Data lines:
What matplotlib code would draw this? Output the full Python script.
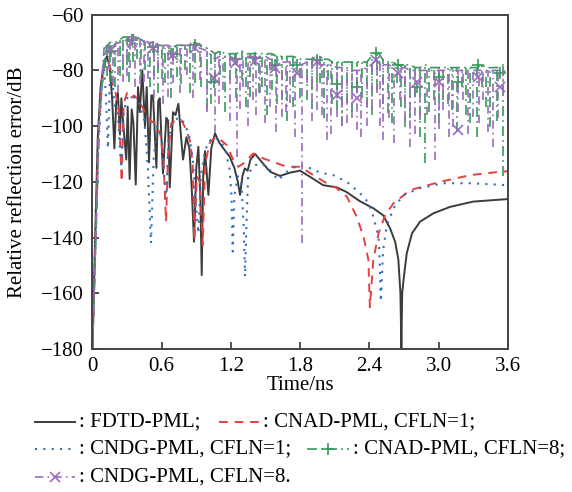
import numpy as np
import matplotlib
matplotlib.use('Agg')
import matplotlib.pyplot as plt
from matplotlib.lines import Line2D

plt.rcParams['font.family'] = ['Liberation Serif', 'DejaVu Serif']
plt.rcParams['font.size'] = 15

# DATA ######################################################################
# FDTD-PML
t_fdtd = [0.000, 0.020, 0.045, 0.070, 0.100, 0.125, 0.150, 0.170, 0.190, 0.205,
          0.220, 0.238, 0.250, 0.270, 0.293, 0.305, 0.322, 0.340, 0.355, 0.375,
          0.395, 0.410, 0.432, 0.455, 0.470, 0.490, 0.510, 0.525, 0.554, 0.570,
          0.583, 0.611, 0.640, 0.655, 0.670, 0.698, 0.720, 0.745, 0.770, 0.785,
          0.814, 0.840, 0.860, 0.880, 0.900, 0.918, 0.935, 0.947, 0.960, 0.976,
          1.005, 1.030, 1.062, 1.100, 1.135, 1.190, 1.230, 1.260, 1.279, 1.300,
          1.320, 1.345, 1.370, 1.410, 1.470, 1.540, 1.626, 1.713, 1.800, 1.886,
          2.000, 2.118, 2.200, 2.320, 2.435, 2.520, 2.580, 2.624, 2.652, 2.670,
          2.678, 2.685, 2.700, 2.725, 2.770, 2.840, 2.956, 3.100, 3.300, 3.600]
db_fdtd = [-180, -145, -105, -86, -77, -75, -79, -90, -108, -92,
           -88, -103, -90, -101, -112, -93, -119, -94, -99, -121,
           -86, -95, -80, -100, -86, -113, -89, -89, -115, -91,
           -90, -117, -97, -98, -122, -95, -96, -92, -105, -112,
           -104, -108, -122, -141.5, -115, -107.4, -125, -153.5, -118, -109,
           -124.7, -108, -102.6, -106, -108, -111, -115, -120, -124.7, -118,
           -115.2, -116, -112, -110, -113, -116.4, -117.9, -116.7, -116, -118.2,
           -121.2, -122, -123.6, -127, -129.5, -132, -136.7, -141.5, -148, -160,
           -179.7, -160, -154, -145.6, -138.5, -134.3, -131.3, -129, -127.1, -126.2]

# CNAD-PML, CFLN=1
t_cnad1 = [0.000, 0.020, 0.050, 0.080, 0.110, 0.134, 0.160, 0.178, 0.200, 0.230,
           0.253, 0.270, 0.300, 0.330, 0.360, 0.395, 0.430, 0.467, 0.500, 0.540,
           0.590, 0.615, 0.638, 0.655, 0.683, 0.720, 0.770, 0.814, 0.850, 0.870,
           0.883, 0.905, 0.930, 0.956, 0.975, 0.990, 1.020, 1.077, 1.164, 1.221,
           1.265, 1.308, 1.395, 1.480, 1.684, 1.800, 1.915, 2.030, 2.118, 2.205,
           2.290, 2.350, 2.392, 2.405, 2.435, 2.480, 2.537, 2.610, 2.754, 3.014,
           3.274, 3.534, 3.600]
db_cnad1 = [-180, -150, -105, -85, -77, -75.7, -80, -86, -88, -95,
            -120, -92, -88, -90, -89, -90.5, -93, -96, -98, -99,
            -103, -112, -134.3, -110, -99, -98, -97.8, -101.4, -106, -115,
            -141, -118, -120, -142.7, -115, -111, -105.6, -103.8, -106.8, -112.2,
            -114.6, -113.4, -109.8, -111.6, -114.6, -114.6, -117.6, -120.5, -122.3, -125.3,
            -132.5, -139.7, -148, -165, -148, -138.5, -132, -127.7, -123, -120,
            -117.6, -116.4, -116.2]

# CNDG-PML, CFLN=1
t_cndg1 = [0.000, 0.020, 0.050, 0.080, 0.100, 0.115, 0.134, 0.150, 0.165, 0.190,
           0.220, 0.250, 0.270, 0.300, 0.340, 0.400, 0.450, 0.480, 0.507, 0.530,
           0.560, 0.600, 0.625, 0.640, 0.660, 0.700, 0.750, 0.800, 0.840, 0.870,
           0.890, 0.918, 0.940, 0.970, 1.000, 1.050, 1.100, 1.150, 1.190, 1.205,
           1.216, 1.230, 1.260, 1.290, 1.310, 1.323, 1.335, 1.350, 1.410, 1.467,
           1.540, 1.610, 1.684, 1.785, 1.858, 1.973, 2.088, 2.205, 2.320, 2.392,
           2.435, 2.480, 2.490, 2.500, 2.520, 2.550, 2.610, 2.696, 2.840, 3.040,
           3.274, 3.600]
db_cndg1 = [-180, -148, -108, -86, -79, -88, -108, -84, -80, -92,
            -96, -115, -95, -90, -89, -91, -98, -115, -142, -112,
            -100, -104, -120, -125, -104, -98, -97, -99, -104, -112,
            -125, -138.5, -118, -110, -106, -104, -105, -108, -115.8, -125,
            -145, -125, -118, -120, -135, -154, -135, -117, -114, -113.4,
            -115.8, -119.4, -116.4, -114, -114.6, -116.7, -117.6, -120, -124.1, -127.4,
            -132.5, -139.7, -148, -163, -144.5, -136, -129.5, -124.7, -122.3, -120.5,
            -120.5, -121.2]

# CNAD-PML, CFLN=8 : rise, then spikes (time, upper level, spike bottom)
t_cnad8 = [0.000, 0.030, 0.060, 0.108, 0.152, 0.239, 0.296, 0.348, 0.383, 0.455,
           0.533, 0.600, 0.629, 0.730, 0.800, 0.889, 0.990, 1.062, 1.106, 1.193,
           1.294, 1.366, 1.410, 1.467, 1.554, 1.641, 1.742, 1.858, 1.944, 1.973,
           2.045, 2.118, 2.205, 2.290, 2.378, 2.465, 2.566, 2.638, 2.710, 2.797,
           2.884, 2.957, 3.043, 3.115, 3.202, 3.274, 3.375, 3.447, 3.563, 3.600]
top_cnad8 = [-180, -140, -98, -72, -70, -69, -68, -67, -68, -70,
             -70, -71, -72, -71, -71, -70, -72, -74, -73, -74,
             -73, -74, -74, -74, -74, -75, -75, -76, -75, -75,
             -76, -77, -77, -77, -77, -73, -77, -78, -78, -79,
             -78, -79, -79, -79, -79, -79, -78, -79, -78, -79]
bot_cnad8 = [-180, -140, -98, -79, -84, -82, -78, -77, -76, -80,
             -82, -83, -84.7, -82.3, -80, -84.7, -94, -84, -81.7, -83.5,
             -83.5, -89.4, -78, -85.8, -87, -90.6, -93, -90.6, -84.7, -84.7,
             -83.5, -94.2, -91.8, -85.8, -93, -87, -95.4, -84.7, -100.2, -89.4,
             -113.4, -90.6, -90.6, -94.2, -85.8, -99, -85.8, -100.2, -118, -79]
# smaller spikes in between
t_cnad8_s = [0.130, 0.195, 0.268, 0.320, 0.420, 0.495, 0.565, 0.680, 0.765, 0.845,
             0.940, 1.030, 1.150, 1.245, 1.330, 1.440, 1.510, 1.600, 1.690, 1.800,
             1.900, 2.010, 2.080, 2.160, 2.250, 2.335, 2.420, 2.515, 2.600, 2.675,
             2.755, 2.840, 2.920, 3.000, 3.080, 3.160, 3.240, 3.330, 3.410, 3.510]
top_cnad8_s = [-71, -70, -68, -68, -69, -70, -71, -72, -71, -71,
               -71, -73, -74, -74, -74, -74, -74, -75, -75, -76,
               -76, -76, -77, -77, -77, -77, -75, -76, -77, -78,
               -78, -79, -79, -79, -79, -79, -79, -79, -79, -79]
bot_cnad8_s = [-82, -86, -80, -84, -83, -86, -88, -90, -85, -88,
               -86, -92, -95, -90, -93, -88, -96, -92, -98, -90,
               -94, -97, -92, -100, -95, -90, -96, -92, -99, -93,
               -97, -104, -95, -99, -92, -102, -96, -104, -93, -98]

# CNDG-PML, CFLN=8
t_cndg8 = [0.000, 0.030, 0.060, 0.100, 0.181, 0.267, 0.325, 0.412, 0.484, 0.571,
           0.658, 0.701, 0.817, 0.933, 1.062, 1.135, 1.250, 1.308, 1.395, 1.453,
           1.540, 1.641, 1.713, 1.814, 1.858, 1.944, 2.030, 2.118, 2.205, 2.290,
           2.378, 2.465, 2.522, 2.610, 2.667, 2.754, 2.840, 2.970, 3.043, 3.130,
           3.216, 3.303, 3.390, 3.476, 3.563, 3.600]
top_cndg8 = [-180, -138, -96, -72, -71, -70, -68, -69, -70, -71,
             -71, -72, -71, -72, -76, -75, -76, -75, -75, -75,
             -76, -77, -77, -78, -77, -77, -78, -79, -80, -80,
             -79, -76, -78, -79, -79, -80, -80, -80, -80, -80,
             -80, -80, -80, -80, -80, -81]
bot_cndg8 = [-180, -138, -96, -72, -85, -84, -79, -85, -83, -79,
             -89.4, -84.7, -81.7, -83.5, -102.6, -87, -111, -85.8, -90.6, -88.2,
             -93, -96.6, -91.8, -142, -84.7, -94.2, -105, -96.6, -99, -101.4,
             -100, -88.2, -105, -106.2, -90.6, -107.4, -97.8, -112, -94.2, -100.2,
             -90.6, -96.6, -90.6, -107.4, -88.2, -81]
t_cndg8_s = [0.140, 0.225, 0.295, 0.370, 0.450, 0.530, 0.615, 0.760, 0.875, 0.990,
             1.100, 1.190, 1.280, 1.350, 1.420, 1.500, 1.590, 1.680, 1.760, 1.900,
             1.990, 2.070, 2.160, 2.250, 2.330, 2.420, 2.490, 2.570, 2.710, 2.800,
             2.900, 3.000, 3.090, 3.170, 3.260, 3.350, 3.430, 3.520]
top_cndg8_s = [-71, -70, -69, -68, -69, -70, -71, -71, -71, -73,
               -75, -75, -76, -75, -75, -75, -76, -77, -77, -77,
               -78, -78, -79, -80, -80, -78, -77, -78, -79, -80,
               -80, -80, -80, -80, -80, -80, -80, -80]
bot_cndg8_s = [-80, -88, -82, -86, -84, -90, -92, -88, -90, -95,
               -92, -98, -94, -100, -96, -99, -102, -95, -104, -98,
               -96, -103, -100, -97, -104, -94, -100, -97, -98, -103,
               -96, -101, -104, -95, -103, -99, -102, -97]

# marker positions on the CFLN=8 curves
t_mark = [0.160, 0.340, 0.525, 0.700, 0.886, 1.050, 1.235, 1.410, 1.580, 1.770,
          1.944, 2.118, 2.290, 2.460, 2.652, 2.810, 3.000, 3.173, 3.346, 3.534]
mark_cnad8 = [-73, -69, -71.5, -74, -70.9, -84, -76, -75.7, -78, -78,
              -76.3, -85, -86, -73.9, -78.1, -85.8, -82.3, -84, -78.1, -81]
mark_cndg8 = [-72.7, -69.7, -72.1, -74.5, -72, -82.9, -77.5, -76.5, -79, -81,
              -76.9, -88.8, -90, -76.3, -81, -84, -84, -101.4, -82.3, -85.9]

labels = [': FDTD-PML;', ': CNAD-PML, CFLN=1;', ': CNDG-PML, CFLN=1;',
          ': CNAD-PML, CFLN=8;', ': CNDG-PML, CFLN=8.']

# STYLES ####################################################################
C_FDTD = '#3c3c3c'
C_CNAD1 = '#e6403f'
C_CNDG1 = '#2f6dbd'
C_CNAD8 = '#35995a'
C_CNDG8 = '#9a6bbb'

st_fdtd = dict(color=C_FDTD, lw=1.4, ls='-')
st_cnad1 = dict(color=C_CNAD1, lw=1.4, ls=(0, (4.5, 3.5)))
st_cndg1 = dict(color=C_CNDG1, lw=1.5, ls=(0, (1, 3)))
st_cnad8 = dict(color=C_CNAD8, lw=1.2, ls=(0, (6, 2.5, 1, 2.5)))
st_cndg8 = dict(color=C_CNDG8, lw=1.2, ls=(0, (5, 2.5, 1, 2.5)))


def spiky(ax, t, top, bot, t_s, top_s, bot_s, st):
    # upper level through all spike tops, then the spikes as vertical lines
    tt = np.concatenate([t, t_s])
    order = np.argsort(tt)
    lev = np.concatenate([top, top_s])[order]
    ax.plot(tt[order], lev, **st)
    ax.vlines(np.concatenate([t, t_s]), np.concatenate([bot, bot_s]),
              np.concatenate([top, top_s]), colors=st['color'], lw=st['lw'],
              linestyles=[st['ls']])


# FIGURE ####################################################################
fig = plt.figure(figsize=(5.72, 4.92), dpi=100)
ax = fig.add_axes([0.1617, 0.2907, 0.7259, 0.6795])

ax.plot(t_fdtd, db_fdtd, **st_fdtd)
ax.plot(t_cnad1, db_cnad1, **st_cnad1)
ax.plot(t_cndg1, db_cndg1, **st_cndg1)

spiky(ax, t_cnad8, top_cnad8, bot_cnad8, t_cnad8_s, top_cnad8_s, bot_cnad8_s, st_cnad8)
ax.plot(t_mark, mark_cnad8, ls='none', marker='+', ms=9, mew=1.2, color=C_CNAD8)

spiky(ax, t_cndg8, top_cndg8, bot_cndg8, t_cndg8_s, top_cndg8_s, bot_cndg8_s, st_cndg8)
ax.plot(t_mark, mark_cndg8, ls='none', marker='x', ms=7.5, mew=1.2, color=C_CNDG8)

ax.set_xlim(0, 3.6)
ax.set_ylim(-180, -60)
ax.set_xticks([0, 0.6, 1.2, 1.8, 2.4, 3.0, 3.6])
ax.set_xticklabels(['0', '0.6', '1.2', '1.8', '2.4', '3.0', '3.6'])
ax.set_yticks(np.arange(-180, -59, 20))
ax.tick_params(direction='in', length=5, width=1.2, color='#333333', pad=6)
for s in ax.spines.values():
    s.set_linewidth(1.4)
    s.set_color('#444444')

fig.text(300 / 572, 1 - 386 / 492, 'Time/ns', ha='center', va='center')
fig.text(18 / 572, 1 - 182 / 492, 'Relative reflection error/dB',
         rotation=90, ha='center', va='center')

# LEGEND (drawn by hand, flowing like text) #################################
W, H = 572.0, 492.0


def legend_entry(x0, x1, yc, style, label, marker=None, ms=8):
    y = 1 - yc / H
    ln = Line2D([x0 / W, x1 / W], [y, y], transform=fig.transFigure, **style)
    fig.add_artist(ln)
    if marker:
        mk = Line2D([(x0 + x1) / 2 / W], [y], transform=fig.transFigure,
                    ls='none', marker=marker, ms=ms, mew=1.2, color=style['color'])
        fig.add_artist(mk)
    fig.text((x1 + 4) / W, y, label, ha='left', va='center')


legend_entry(35, 75, 421.5, st_fdtd, labels[0])
legend_entry(219, 259, 421.5, st_cnad1, labels[1])
legend_entry(35, 75, 449, st_cndg1, labels[2])
legend_entry(307, 349, 449, st_cnad8, labels[3], marker='+', ms=9)
legend_entry(35, 75, 477, st_cndg8, labels[4], marker='x', ms=7)

fig.savefig('out.png', dpi=100)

Work to complete: Everything from the first line of the listing above through the line that contains "plt.rcParams['font.size'] = 15" is to be restated word for word, minus the pictures.

Task solution:
What matplotlib code would draw this? Output the full Python script.
import numpy as np
import matplotlib
matplotlib.use('Agg')
import matplotlib.pyplot as plt
from matplotlib.lines import Line2D

plt.rcParams['font.family'] = ['Liberation Serif', 'DejaVu Serif']
plt.rcParams['font.size'] = 15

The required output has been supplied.